STATED GOAL
Return the material word for word. Do not include pictures.

PROVIDED DATA

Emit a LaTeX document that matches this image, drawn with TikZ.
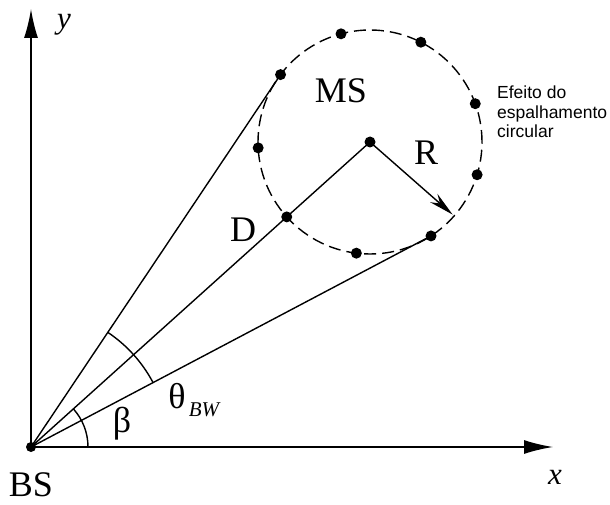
\documentclass[tikz,border=0pt]{standalone}
\usepackage{fontspec}
\setmainfont{Liberation Serif}
\newfontfamily\notefont{Liberation Sans}
\usetikzlibrary{calc,arrows.meta}
\begin{document}
\begin{tikzpicture}[x=1pt,y=1pt,
  dot/.style={circle,fill=black,inner sep=0pt,minimum size=11pt},
  ln/.style={line width=1.4pt},
  axis/.style={line width=1.6pt,-{Latex[length=29pt,width=14pt]}},
  big/.style={inner sep=0pt,font=\fontsize{36}{38}\selectfont},
  ital/.style={inner sep=0pt,font=\fontsize{31}{33}\selectfont\itshape},
  note/.style={inner sep=0pt,anchor=base west,font=\notefont\fontsize{17.5}{19.5}\selectfont}]
\useasboundingbox (0,0) rectangle (610,504);
\fill[white] (0,0) rectangle (610,504);
% key points
\coordinate (O) at (31,57);
\coordinate (xe) at (553,57);
\coordinate (ye) at (31,495);
\coordinate (C) at (370,362);
% dashed scattering circle
\draw[ln,dash pattern=on 12pt off 6pt] (C) circle[radius=112];
% scatterer dots
\node[dot] (d105) at ($(C)+(105:112)$) {};
\node[dot] (d63) at ($(C)+(63:112)$) {};
\node[dot] (d143) at ($(C)+(143:112)$) {};
\node[dot] (d20) at ($(C)+(20:112)$) {};
\node[dot] (d183) at ($(C)+(183:112)$) {};
\node[dot] (dm17) at ($(C)+(-17:112)$) {};
\node[dot] (d222) at ($(C)+(221.98:112)$) {};
\node[dot] (dm97) at ($(C)+(-97:112)$) {};
\node[dot] (dm57) at ($(C)+(-57:112)$) {};
\node[dot] (cdot) at (C) {};
\node[dot,minimum size=10pt] (bs) at (O) {};
% axes
\draw[axis] (O) -- (xe);
\draw[axis] (O) -- (ye);
% beam lines
\draw[ln] (bs.center) -- (d143.center);
\draw[ln] (bs.center) -- (cdot.center);
\draw[ln] (bs.center) -- (dm57.center);
% radius arrow
\coordinate (Rtip) at ($(C)+(-41.3:110)$);
\draw[ln,-{Stealth[length=25pt,width=11pt]}] (cdot.center) -- (Rtip);
% angle arcs
\draw[ln] ($(O)+(27.82:138)$) arc[start angle=27.82,end angle=56.17,radius=138];
\draw[ln] ($(O)+(0:57)$) arc[start angle=0,end angle=41.98,radius=57];
% labels
\node[ital] (ylab) at (64,479) {y};
\node[ital] (xlab) at (555,27) {x};
\node[big] (bslab) at (31,19) {BS};
\node[big] (mslab) at (341,413) {MS};
\node[big] (rlab) at (426,351) {R};
\node[big] (dlab) at (243,274) {D};
\node[big] (thlab) at (177,108) {θ};
\node[inner sep=0pt,font=\fontsize{21}{23}\selectfont\itshape] (bwlab) at (204,94) {BW};
\node[big] (betalab) at (122,80) {β};
\node[note] (t1) at (497,405) {Efeito do};
\node[note] (t2) at (497,385.5) {espalhamento};
\node[note] (t3) at (497,366) {circular};
\end{tikzpicture}
\end{document}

WRITTEN ANSWER
Emit a LaTeX document that matches this image, drawn with TikZ.
\documentclass[tikz,border=0pt]{standalone}
\usepackage{fontspec}
\setmainfont{Liberation Serif}
\newfontfamily\notefont{Liberation Sans}
\usetikzlibrary{calc,arrows.meta}
\begin{document}
\begin{tikzpicture}[x=1pt,y=1pt,
  dot/.style={circle,fill=black,inner sep=0pt,minimum size=11pt},
  ln/.style={line width=1.4pt},
  axis/.style={line width=1.6pt,-{Latex[length=29pt,width=14pt]}},
  big/.style={inner sep=0pt,font=\fontsize{36}{38}\selectfont},
  ital/.style={inner sep=0pt,font=\fontsize{31}{33}\selectfont\itshape},
  note/.style={inner sep=0pt,anchor=base west,font=\notefont\fontsize{17.5}{19.5}\selectfont}]
\useasboundingbox (0,0) rectangle (610,504);
\fill[white] (0,0) rectangle (610,504);
% key points
\coordinate (O) at (31,57);
\coordinate (xe) at (553,57);
\coordinate (ye) at (31,495);
\coordinate (C) at (370,362);
% dashed scattering circle
\draw[ln,dash pattern=on 12pt off 6pt] (C) circle[radius=112];
% scatterer dots
\node[dot] (d105) at ($(C)+(105:112)$) {};
\node[dot] (d63) at ($(C)+(63:112)$) {};
\node[dot] (d143) at ($(C)+(143:112)$) {};
\node[dot] (d20) at ($(C)+(20:112)$) {};
\node[dot] (d183) at ($(C)+(183:112)$) {};
\node[dot] (dm17) at ($(C)+(-17:112)$) {};
\node[dot] (d222) at ($(C)+(221.98:112)$) {};
\node[dot] (dm97) at ($(C)+(-97:112)$) {};
\node[dot] (dm57) at ($(C)+(-57:112)$) {};
\node[dot] (cdot) at (C) {};
\node[dot,minimum size=10pt] (bs) at (O) {};
% axes
\draw[axis] (O) -- (xe);
\draw[axis] (O) -- (ye);
% beam lines
\draw[ln] (bs.center) -- (d143.center);
\draw[ln] (bs.center) -- (cdot.center);
\draw[ln] (bs.center) -- (dm57.center);
% radius arrow
\coordinate (Rtip) at ($(C)+(-41.3:110)$);
\draw[ln,-{Stealth[length=25pt,width=11pt]}] (cdot.center) -- (Rtip);
% angle arcs
\draw[ln] ($(O)+(27.82:138)$) arc[start angle=27.82,end angle=56.17,radius=138];
\draw[ln] ($(O)+(0:57)$) arc[start angle=0,end angle=41.98,radius=57];
% labels
\node[ital] (ylab) at (64,479) {y};
\node[ital] (xlab) at (555,27) {x};
\node[big] (bslab) at (31,19) {BS};
\node[big] (mslab) at (341,413) {MS};
\node[big] (rlab) at (426,351) {R};
\node[big] (dlab) at (243,274) {D};
\node[big] (thlab) at (177,108) {θ};
\node[inner sep=0pt,font=\fontsize{21}{23}\selectfont\itshape] (bwlab) at (204,94) {BW};
\node[big] (betalab) at (122,80) {β};
\node[note] (t1) at (497,405) {Efeito do};
\node[note] (t2) at (497,385.5) {espalhamento};
\node[note] (t3) at (497,366) {circular};
\end{tikzpicture}
\end{document}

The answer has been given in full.